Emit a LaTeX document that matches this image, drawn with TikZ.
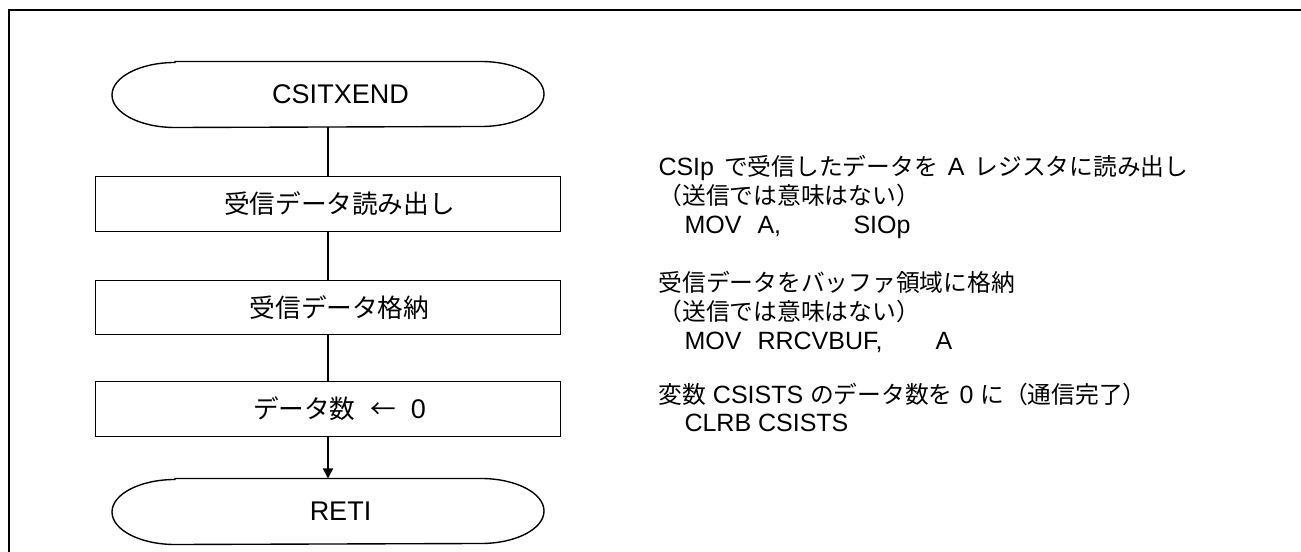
\documentclass[tikz,border=0pt]{standalone}
\usepackage{fontspec}
\setmainfont{Liberation Sans}
\newfontfamily\jp[Scale=0.95]{Noto Sans CJK JP}
\usetikzlibrary{arrows.meta,positioning}
\tikzset{
  flowline/.style={line width=0.55pt},
  flowbox/.style={draw,flowline,minimum width=186pt,minimum height=21.8pt,inner sep=0pt,
    font=\fontsize{10.8}{12}\selectfont,execute at begin node=\hspace*{9.2pt}},
  terminal/.style={minimum width=172.4pt,minimum height=26pt,inner sep=0pt,
    font=\fontsize{10.8}{12}\selectfont,execute at begin node=\hspace*{10pt}},
  note/.style={anchor=base west,inner sep=0pt,font=\fontsize{10}{12}\selectfont},
}
% elliptic ends of a terminal node
\newcommand{\termoutline}[1]{%
  \draw[flowline] ([xshift=25.2pt]#1.north west) -- ([xshift=-25.2pt]#1.north east)
    arc[start angle=90,end angle=-90,x radius=25.2pt,y radius=13pt]
    -- ([xshift=25.2pt]#1.south west)
    arc[start angle=270,end angle=90,x radius=25.2pt,y radius=13pt] -- cycle;}

\begin{document}
\begin{tikzpicture}[x=0.4pt,y=-0.4pt]
  \useasboundingbox (0,0) rectangle (1301,552);
  % frame
  \draw[line width=0.8pt] (9,552) -- (9,10) -- (1301,10);

  % flow chart
  \node[terminal] (start) at (328,94.5) {CSITXEND};
  \termoutline{start}
  \node[flowbox] (read) at (328,204) {\jp 受信データ読み出し};
  \node[flowbox] (store) at (328,307.5) {\jp 受信データ格納};
  \node[flowbox] (clear) at (328,409) {{\jp データ数}\hspace{0.55em}{\jp ←}\hspace{0.55em}0};
  \node[terminal] (reti) at (328,511.5) {RETI};
  \termoutline{reti}

  \draw[flowline] (start) -- (read);
  \draw[flowline] (read) -- (store);
  \draw[flowline] (store) -- (clear);
  \draw[flowline,-{Triangle[length=4pt,width=4pt]}] (clear) -- (reti);

  % notes
  \node[note] (n1) at (658,176) {CSIp\hspace{0.4em}{\jp で受信したデータを}\hspace{0.4em}A\hspace{0.4em}{\jp レジスタに読み出し}};
  \node[note] (n2) at (658,205) {\jp （送信では意味はない）};
  \node[note] (n3) at (684,234) {MOV};
  \node[note] (n3a) at (757,234) {A,};
  \node[note] (n3b) at (853,234) {SIOp};

  \node[note] (n4) at (658,292) {\jp 受信データをバッファ領域に格納};
  \node[note] (n5) at (658,321) {\jp （送信では意味はない）};
  \node[note] (n6) at (684,350) {MOV};
  \node[note] (n6a) at (757,350) {RRCVBUF,};
  \node[note] (n6b) at (935,350) {A};

  \node[note] (n7) at (658,404) {{\jp 変数} CSISTS {\jp のデータ数を} 0 {\jp に（通信完了）}};
  \node[note] (n8) at (684,431) {CLRB CSISTS};
\end{tikzpicture}
\end{document}
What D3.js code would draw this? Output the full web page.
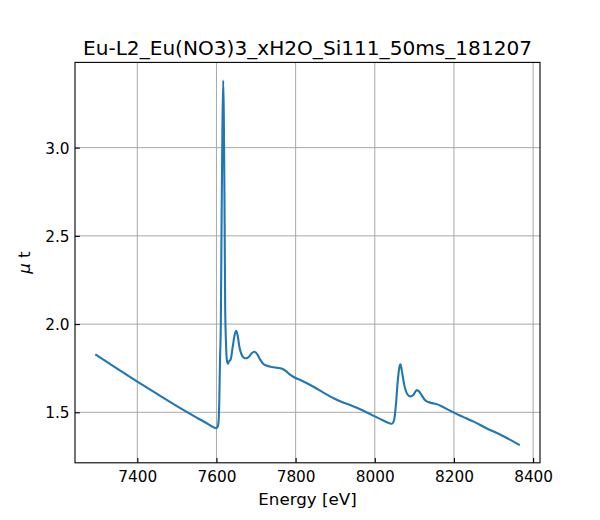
<!DOCTYPE html>
<html>
<head>
<meta charset="utf-8">
<script src="https://cdn.jsdelivr.net/npm/d3@7"></script>
<style>
  body { margin: 0; background: #fff; }
  svg { font-family: "DejaVu Sans", sans-serif; }
</style>
</head>
<body>
<svg id="chart" width="600" height="520"></svg>
<script>
const title = "Eu-L2_Eu(NO3)3_xH2O_Si111_50ms_181207";
const xLabel = "Energy [eV]";
const xTicks = [7400, 7600, 7800, 8000, 8200, 8400];
const yTicks = [1.5, 2.0, 2.5, 3.0];

const energy = [
  7296, 7350, 7400, 7450, 7500, 7550, 7580, 7592, 7599, 7603, 7605, 7607, 7609, 7611, 7613, 7615, 7617,
  7618.5, 7620, 7622, 7624, 7626, 7629, 7631, 7636, 7641, 7646, 7650, 7654, 7658, 7663, 7669, 7675,
  7682, 7689, 7696, 7703, 7710, 7718, 7726, 7740, 7755, 7764, 7775, 7785, 7795, 7812, 7845, 7870,
  7896, 7920, 7938, 7960, 7980, 8000, 8020, 8035, 8043, 8048, 8051, 8054, 8057, 8060, 8063, 8065,
  8068, 8071, 8074, 8078, 8083, 8090, 8098, 8106, 8112, 8119, 8126, 8135, 8145, 8158, 8170, 8185,
  8200, 8215, 8231, 8250, 8282, 8320, 8364
];
const mu = [
  1.825, 1.746, 1.674, 1.604, 1.535, 1.470, 1.432, 1.416, 1.410, 1.418, 1.440, 1.550, 1.800, 2.000, 2.600, 3.100, 3.380,
  3.200, 2.800, 2.100, 1.900, 1.800, 1.775, 1.787, 1.800, 1.870, 1.940, 1.962, 1.930, 1.870, 1.830, 1.810, 1.806,
  1.815, 1.835, 1.843, 1.830, 1.800, 1.775, 1.765, 1.757, 1.752, 1.748, 1.735, 1.715, 1.700, 1.683, 1.645, 1.612,
  1.580, 1.556, 1.542, 1.520, 1.499, 1.477, 1.455, 1.440, 1.435, 1.450, 1.490, 1.560, 1.650, 1.720, 1.765, 1.772,
  1.740, 1.700, 1.660, 1.625, 1.600, 1.590, 1.600, 1.626, 1.618, 1.595, 1.571, 1.558, 1.552, 1.545, 1.533, 1.515,
  1.498, 1.482, 1.466, 1.447, 1.410, 1.370, 1.317
];

const W = 600, H = 520;
const m = { left: 75, right: 540, top: 62.4, bottom: 462.8 };
const svg = d3.select("#chart");

function padded(ext) { const d = ext[1] - ext[0]; return [ext[0] - 0.05 * d, ext[1] + 0.05 * d]; }
const x = d3.scaleLinear().domain(padded(d3.extent(energy))).range([m.left, m.right]);
const y = d3.scaleLinear().domain(padded(d3.extent(mu))).range([m.bottom, m.top]);

const data = energy.map((e, i) => [e, mu[i]]);

// grid
const grid = svg.append("g").attr("stroke", "#a8a8a8").attr("stroke-width", 1);
xTicks.forEach(t => grid.append("line").attr("x1", x(t)).attr("x2", x(t)).attr("y1", m.top).attr("y2", m.bottom));
yTicks.forEach(t => grid.append("line").attr("y1", y(t)).attr("y2", y(t)).attr("x1", m.left).attr("x2", m.right));

// line
svg.append("clipPath").attr("id", "clip").append("rect")
  .attr("x", m.left).attr("y", m.top).attr("width", m.right - m.left).attr("height", m.bottom - m.top);
svg.append("path").datum(data)
  .attr("clip-path", "url(#clip)")
  .attr("fill", "none").attr("stroke", "#1f77b4").attr("stroke-width", 2.1)
  .attr("stroke-linejoin", "round").attr("stroke-linecap", "square")
  .attr("d", d3.line().x(d => x(d[0])).y(d => y(d[1])).curve(d3.curveMonotoneX));

// axes (ticks inward)
const xAxis = d3.axisBottom(x).tickValues(xTicks).tickSizeInner(-4.9).tickSizeOuter(0).tickFormat(d3.format("d"));
const gx = svg.append("g").attr("transform", `translate(0,${m.bottom})`).call(xAxis);
const yAxis = d3.axisLeft(y).tickValues(yTicks).tickSizeInner(-4.9).tickSizeOuter(0).tickFormat(d3.format(".1f"));
const gy = svg.append("g").attr("transform", `translate(${m.left},0)`).call(yAxis);
[gx, gy].forEach(g => {
  g.select(".domain").remove();
  g.selectAll(".tick line").attr("stroke", "#000").attr("stroke-width", 1.1);
  g.selectAll(".tick text").attr("fill", "#000").attr("font-size", "15.3px").attr("font-family", "DejaVu Sans");
});
gx.selectAll(".tick text").attr("dy", null).attr("y", 19);
gy.selectAll(".tick text").attr("dy", "0.36em").attr("x", -5.5);

// frame
svg.append("rect").attr("x", m.left).attr("y", m.top).attr("width", m.right - m.left).attr("height", m.bottom - m.top)
  .attr("fill", "none").attr("stroke", "#000").attr("stroke-width", 1.1);

// title & labels
svg.append("text").attr("x", (m.left + m.right) / 2).attr("y", 55).attr("text-anchor", "middle")
  .attr("font-size", "20.1px").attr("fill", "#000").text(title);
svg.append("text").attr("x", (m.left + m.right) / 2).attr("y", 505).attr("text-anchor", "middle")
  .attr("font-size", "16.7px").attr("fill", "#000").text(xLabel);
const yl = svg.append("text").attr("transform", `translate(30,${(m.top + m.bottom) / 2}) rotate(-90)`)
  .attr("text-anchor", "middle").attr("font-size", "16.7px").attr("fill", "#000");
yl.append("tspan").attr("font-style", "italic").text("μ");
yl.append("tspan").text(" t");
</script>
</body>
</html>
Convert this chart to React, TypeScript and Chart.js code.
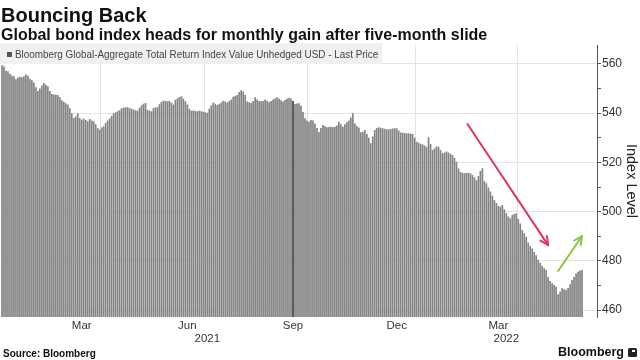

-------------------------

From the records above, copy exactly the stretch from the line holding "What D3.js code" through the line holding "const yTicks = [1.5, 2.0, 2.5, 3.0];", both ends included, without the pictures.

What D3.js code would draw this? Output the full web page.
<!DOCTYPE html>
<html>
<head>
<meta charset="utf-8">
<script src="https://cdn.jsdelivr.net/npm/d3@7"></script>
<style>
  body { margin: 0; background: #fff; }
  svg { font-family: "DejaVu Sans", sans-serif; }
</style>
</head>
<body>
<svg id="chart" width="600" height="520"></svg>
<script>
const title = "Eu-L2_Eu(NO3)3_xH2O_Si111_50ms_181207";
const xLabel = "Energy [eV]";
const xTicks = [7400, 7600, 7800, 8000, 8200, 8400];
const yTicks = [1.5, 2.0, 2.5, 3.0];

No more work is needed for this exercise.